Frederick Herzberg developed another framework for understanding the motivational implications of work environments (Lundberg, Gudmundson, Andersson, 2009). He has developed two-factor theory, which identifies the factors that influence performance level of people:
- Motivators or satisfiers involve such things as achievement, responsibility, growth opportunities, and feelings of recognition. They are the key to job motivation and satisfaction.
- Hygiene factors are job security, salary, organizational policies, working conditions and technical quality of supervision. They do not motivate employees, but can cause dissatisfaction if they are missing.
According to Herzberg’s two-factor theory, managers should ensure that hygiene factors are adequate and only then build satisfiers into jobs.
Clayton Alderfer developed ERG (Existence, Relatedness, Growth) theory. It is founded upon Maslow’s hierarchy of needs. First of all, he collapses Maslow’s five levels of needs into three (Arnolds, Boshoff, 2002):
- Existence needs – deal with desires for material and physiological well-being.
- Relatedness needs – deal with the desires for satisfying interpersonal relationships.
- Growth needs – deal with desires for continued psychological development and growth.
According to this theory, unsatisfied needs motivate behavior, and when lower level needs are satisfied, they become less important. At the same time, higher level needs become more important when they are satisfied. If they are not met, a person may move down the hierarchy, which is called the frustration-regression principle. It means that already satisfied lower level need can become activated again and will influence behavior when a higher level need cannot be satisfied.
David McClelland developed a theory, according to which everyone prioritizes needs in a different way (1987). He also believes that it is done on the basis of empirical evidence. He defined the following three needs:
- Need for achievement – the main drive to excel.
- Need for power – deals with the desire to make others behave in a way that they would not have behaved otherwise.
- Need for affiliation – deals with the desire for close, friendly interpersonal relationships and conflict avoidance.
Each need is associated with a distinct set of work preferences, which can help managers tailor the environment to meet these needs.
High achievers differ from others by their desires to do things better. They are strongly motivated by job situations with feedback, personal responsibility, and an intermediate degree of risk.
Those who have a high need of power are likely to follow a path of continued promotion over time. They usually enjoy being in charge and prefer being placed in competitive and status-oriented situations.
People with the highest need for affiliation seek social approval, companionship, and satisfying interpersonal relationships. They usually are more interested in work that provides social approval and companionship; they strive for friendship and prefer cooperative situations.
Recommendations and Conclusions
On the basis of the conducted analysis of widely-spread approaches to accountant management, it is possible to single out the following recommendations and conclusions:
- It is not reasonable to make use of the traditional model that involves budgeting, as it brings many implications on the way of successful company management and achieving of goals.
- It is necessary to change the traditional strategy into the one presupposed by the Beyond Budgeting approach, as it was proven that it positively influences the overall efficiency of the company’s management and brings numerous benefits.
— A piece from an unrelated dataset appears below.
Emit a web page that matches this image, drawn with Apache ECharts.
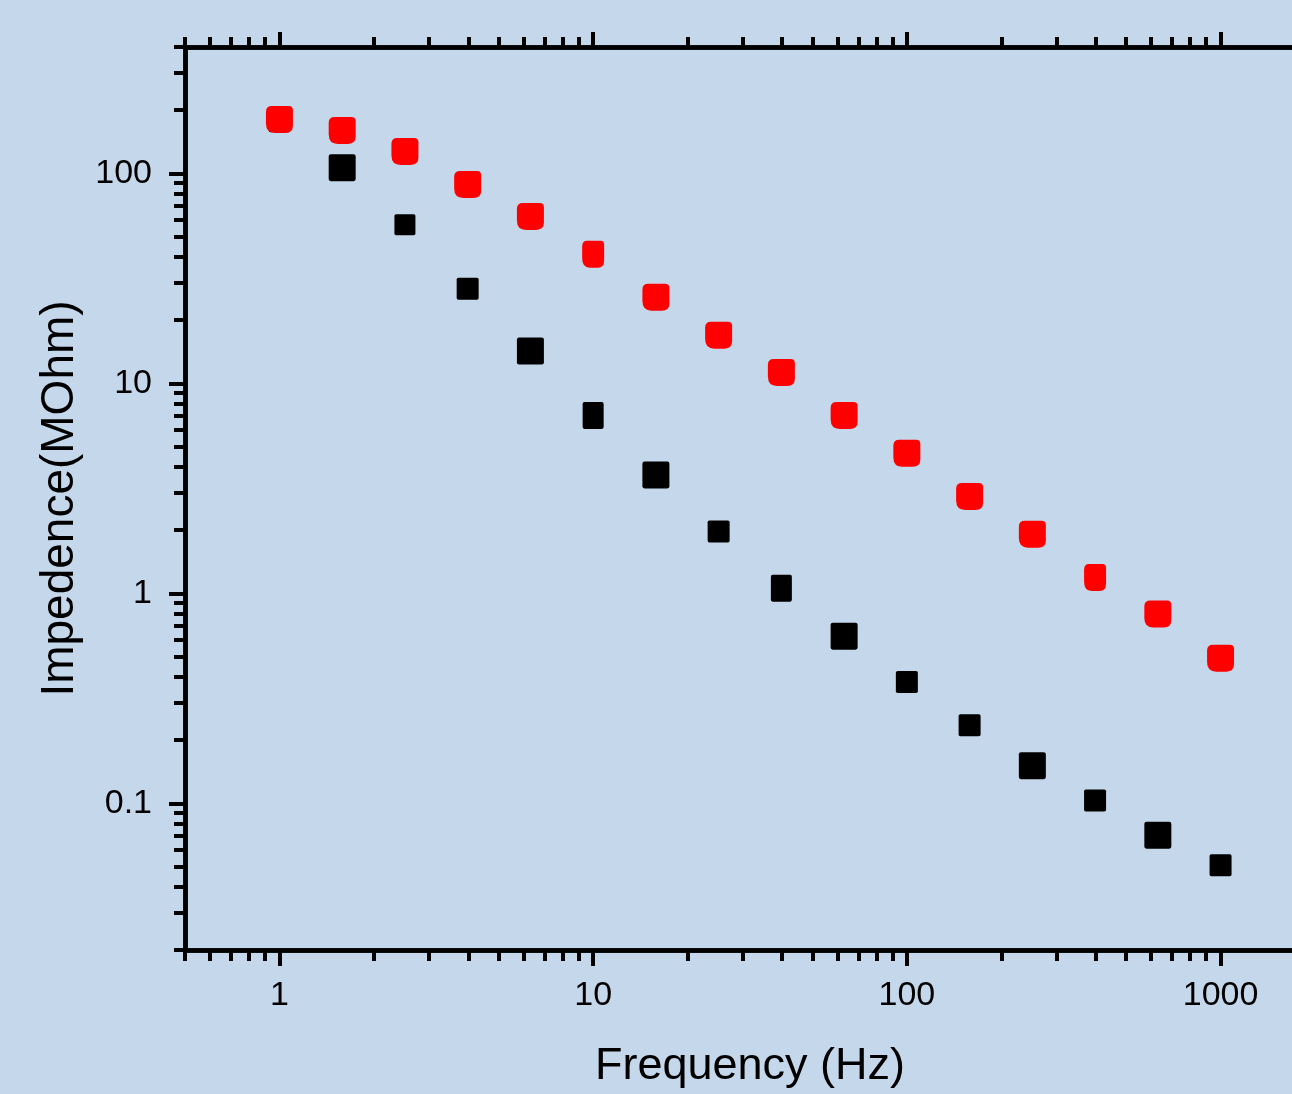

It was already chosen by many companies, such as Google, Toyota, American Express and success of these companies is another evidence of the model’s edge over the traditional one.
- In order to successfully base the manager’s work, it’s necessary to take into account the empirical evidence of the workers, and in particular the needs derived by this evidence. In order to do it, it is recommended to make use of the motivational theories based on the individual needs of employers.